=== Work to be completed ===
Your task is to reproduce, verbatim and without pictures, the lines from the opening of the listing through the line containing "const near = (arr, v)".

::: Collected data

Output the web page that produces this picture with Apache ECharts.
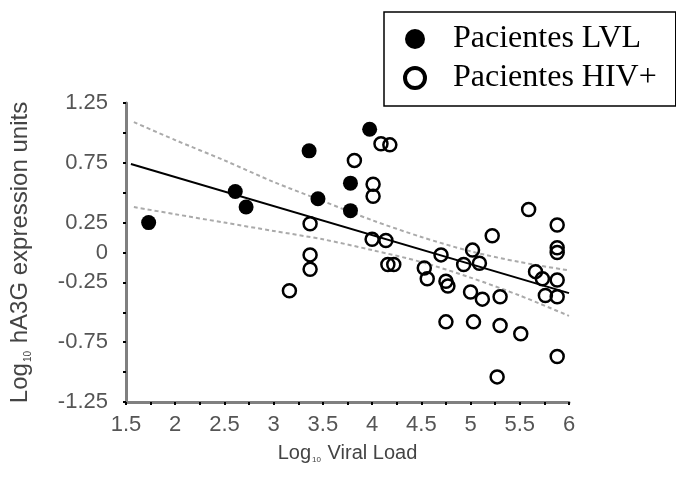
<!DOCTYPE html>
<html>
<head>
<meta charset="utf-8">
<script src="https://cdn.jsdelivr.net/npm/echarts@6/dist/echarts.min.js"></script>
<style>
html,body{margin:0;padding:0;background:#fff;}
#chart{width:676px;height:486px;}
</style>
</head>
<body>
<div id="chart"></div>
<script>
// LVL patients (filled)
const lvlX = [1.73, 2.61, 2.72, 3.36, 3.45, 3.78, 3.78, 3.975];
const lvlY = [0.25, 0.51, 0.38, 0.85, 0.45, 0.58, 0.35, 1.03];
// HIV+ patients (open)
const hivX = [3.16, 3.37, 3.37, 3.37, 3.82, 4.01, 4.01, 4.09, 4.18, 4.00, 4.14, 4.16, 4.22, 4.53, 4.56, 4.70, 4.75, 4.77, 4.75, 4.93, 5.02, 5.09, 5.00, 5.12, 5.03, 5.22, 5.30, 5.30, 5.27, 5.51, 5.59, 5.66, 5.73, 5.76, 5.88, 5.88, 5.88, 5.88, 5.88, 5.88];
const hivY = [-0.32, 0.24, -0.02, -0.14, 0.77, 0.57, 0.47, 0.91, 0.90, 0.11, 0.10, -0.10, -0.10, -0.13, -0.22, -0.02, -0.24, -0.28, -0.58, -0.10, 0.02, -0.09, -0.33, -0.39, -0.58, 0.14, -0.37, -0.61, -1.04, -0.68, 0.36, -0.16, -0.22, -0.36, 0.23, 0.04, 0.00, -0.23, -0.37, -0.87];
// Regression line and confidence band
const fitX = [1.55, 6.0];
const fitY = [0.74, -0.34];
const ciX = [1.58, 2, 2.5, 3, 3.5, 4, 4.5, 5, 5.5, 6];
const ciUpper = [1.09, 0.94, 0.77, 0.59, 0.43, 0.27, 0.13, 0.01, -0.08, -0.15];
const ciLower = [0.38, 0.32, 0.25, 0.18, 0.11, 0.02, -0.08, -0.21, -0.36, -0.53];
// Axis labels
const yTickLabels = [1.25, 0.75, 0.25, 0, -0.25, -0.75, -1.25];
const xTickLabels = [1.5, 2, 2.5, 3, 3.5, 4, 4.5, 5, 5.5, 6];
const seriesNames = ['Pacientes LVL', 'Pacientes HIV+'];

const zip = (a, b) => a.map((v, i) => [v, b[i]]);
const near = (arr, v) => arr.some(t => Math.abs(t - v) < 1e-6);

const chart = echarts.init(document.getElementById('chart'));
const sans = 'Liberation Sans, Arial, sans-serif';
chart.setOption({
  animation: false,
  backgroundColor: '#fff',
  grid: { left: 123, right: 107, top: 103, bottom: 84, containLabel: false },
  legend: {
    orient: 'vertical',
    left: 384, top: 12,
    padding: [11, 19, 12, 19],
    borderColor: '#000', borderWidth: 1.5,
    itemWidth: 20, itemHeight: 20, itemGap: 7,
    textStyle: { fontFamily: 'Liberation Serif, Times New Roman, serif', fontSize: 32, color: '#000', lineHeight: 32, padding: [0, 0, 0, 23] },
    data: [
      { name: seriesNames[0], icon: 'circle', itemStyle: { color: '#000', borderWidth: 0, opacity: 1 } },
      { name: seriesNames[1], icon: 'circle', itemStyle: { color: '#fff', borderColor: '#000', borderWidth: 4, opacity: 1 } }
    ]
  },
  xAxis: {
    type: 'value', min: 1.5, max: 6, interval: 0.25,
    splitLine: { show: false },
    axisLine: { show: true, onZero: false, lineStyle: { color: '#808080', width: 3 } },
    axisTick: { show: true, length: 3, lineStyle: { color: '#000', width: 2 } },
    axisLabel: {
      margin: 12, color: '#555', fontFamily: sans, fontSize: 22,
      formatter: v => near(xTickLabels, v) ? String(v) : ''
    },
    name: '{a|Log}{b|10}{a| Viral Load}',
    nameLocation: 'middle', nameGap: 40,
    nameTextStyle: {
      rich: {
        a: { fontFamily: sans, fontSize: 20, color: '#444' },
        b: { fontFamily: sans, fontSize: 8, color: '#444', padding: [14, 1, 0, 1] }
      }
    }
  },
  yAxis: {
    type: 'value', min: -1.25, max: 1.25, interval: 0.25,
    splitLine: { show: false },
    axisLine: { show: true, onZero: false, lineStyle: { color: '#808080', width: 3 } },
    axisTick: { show: true, length: 3, lineStyle: { color: '#000', width: 2 } },
    axisLabel: {
      margin: 18, color: '#555', fontFamily: sans, fontSize: 22,
      formatter: v => near(yTickLabels, v) ? String(v) : ''
    },
    name: '{a|Log}{b|10}{a| hA3G expression units}',
    nameLocation: 'middle', nameGap: 93,
    nameTextStyle: {
      rich: {
        a: { fontFamily: sans, fontSize: 24, color: '#444' },
        b: { fontFamily: sans, fontSize: 10, color: '#444', padding: [16, 1, 0, 1] }
      }
    }
  },
  series: [
    {
      name: 'CI upper', type: 'line', data: zip(ciX, ciUpper), smooth: 0.3,
      showSymbol: false, silent: true, z: 1,
      lineStyle: { color: '#aaa', width: 2, type: [4, 3] }
    },
    {
      name: 'CI lower', type: 'line', data: zip(ciX, ciLower), smooth: 0.3,
      showSymbol: false, silent: true, z: 1,
      lineStyle: { color: '#aaa', width: 2, type: [4, 3] }
    },
    {
      name: 'Fit', type: 'line', data: zip(fitX, fitY),
      showSymbol: false, silent: true, z: 2,
      lineStyle: { color: '#000', width: 2 }
    },
    {
      name: seriesNames[0], type: 'scatter', data: zip(lvlX, lvlY),
      symbol: 'circle', symbolSize: 15, z: 3,
      itemStyle: { color: '#000', opacity: 1 }
    },
    {
      name: seriesNames[1], type: 'scatter', data: zip(hivX, hivY),
      symbol: 'circle', symbolSize: 13, z: 3,
      itemStyle: { color: 'transparent', borderColor: '#000', borderWidth: 2.5, opacity: 1 }
    }
  ]
});
</script>
</body>
</html>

::::::

=== Solution for this task ===
Output the web page that produces this picture with Apache ECharts.
<!DOCTYPE html>
<html>
<head>
<meta charset="utf-8">
<script src="https://cdn.jsdelivr.net/npm/echarts@6/dist/echarts.min.js"></script>
<style>
html,body{margin:0;padding:0;background:#fff;}
#chart{width:676px;height:486px;}
</style>
</head>
<body>
<div id="chart"></div>
<script>
// LVL patients (filled)
const lvlX = [1.73, 2.61, 2.72, 3.36, 3.45, 3.78, 3.78, 3.975];
const lvlY = [0.25, 0.51, 0.38, 0.85, 0.45, 0.58, 0.35, 1.03];
// HIV+ patients (open)
const hivX = [3.16, 3.37, 3.37, 3.37, 3.82, 4.01, 4.01, 4.09, 4.18, 4.00, 4.14, 4.16, 4.22, 4.53, 4.56, 4.70, 4.75, 4.77, 4.75, 4.93, 5.02, 5.09, 5.00, 5.12, 5.03, 5.22, 5.30, 5.30, 5.27, 5.51, 5.59, 5.66, 5.73, 5.76, 5.88, 5.88, 5.88, 5.88, 5.88, 5.88];
const hivY = [-0.32, 0.24, -0.02, -0.14, 0.77, 0.57, 0.47, 0.91, 0.90, 0.11, 0.10, -0.10, -0.10, -0.13, -0.22, -0.02, -0.24, -0.28, -0.58, -0.10, 0.02, -0.09, -0.33, -0.39, -0.58, 0.14, -0.37, -0.61, -1.04, -0.68, 0.36, -0.16, -0.22, -0.36, 0.23, 0.04, 0.00, -0.23, -0.37, -0.87];
// Regression line and confidence band
const fitX = [1.55, 6.0];
const fitY = [0.74, -0.34];
const ciX = [1.58, 2, 2.5, 3, 3.5, 4, 4.5, 5, 5.5, 6];
const ciUpper = [1.09, 0.94, 0.77, 0.59, 0.43, 0.27, 0.13, 0.01, -0.08, -0.15];
const ciLower = [0.38, 0.32, 0.25, 0.18, 0.11, 0.02, -0.08, -0.21, -0.36, -0.53];
// Axis labels
const yTickLabels = [1.25, 0.75, 0.25, 0, -0.25, -0.75, -1.25];
const xTickLabels = [1.5, 2, 2.5, 3, 3.5, 4, 4.5, 5, 5.5, 6];
const seriesNames = ['Pacientes LVL', 'Pacientes HIV+'];

const zip = (a, b) => a.map((v, i) => [v, b[i]]);
const near = (arr, v) => arr.some(t => Math.abs(t - v) < 1e-6);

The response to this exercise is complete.